DYSPEPSIA GENERATION

We have seen the future, and it sucks.

The Inside Story of the Civil War for the Soul of NBC News

8th April 2015

Vanity Fair, Voice of the Crust, still can’t resist shooting fish in a barrel.

But that afternoon, after a long presentation to 200 NBC advertising salespeople, Turness was feeling better than she had in months. When she had been hired she knew she was stepping onto a troubled ship; finally, she felt, the organizational changes she had made were showing results. Meet the Press’s ratings were edging up; Nightly News seemed to be stabilizing. “Things,” she told Fili, “feel like they’re in a really good place.”
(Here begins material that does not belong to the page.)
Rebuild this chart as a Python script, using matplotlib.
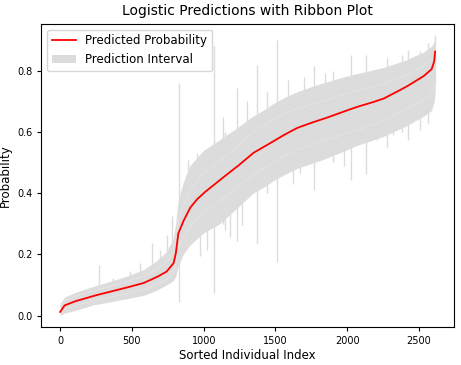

Her sense of relief, however, lasted mere minutes. As she left Fili’s office around 3:30, Turness learned the startling news: the most important person at the network, the face of NBC News, its anchorman Brian Williams, had apparently been exaggerating an anecdote about coming under fire in a U.S. Army helicopter during the Iraq war in 2003. A reporter from the military newspaper Stars and Stripes had called about it that morning. Williams was supposed to talk to him off the record in an effort to determine what the reporter planned to write. Instead, to the dismay of NBC’s P.R. staff, Williams had gone on the record and admitted he hadn’t been telling the truth, not only on a Nightly News broadcast the previous week but also over the years at public appearances and on talk shows.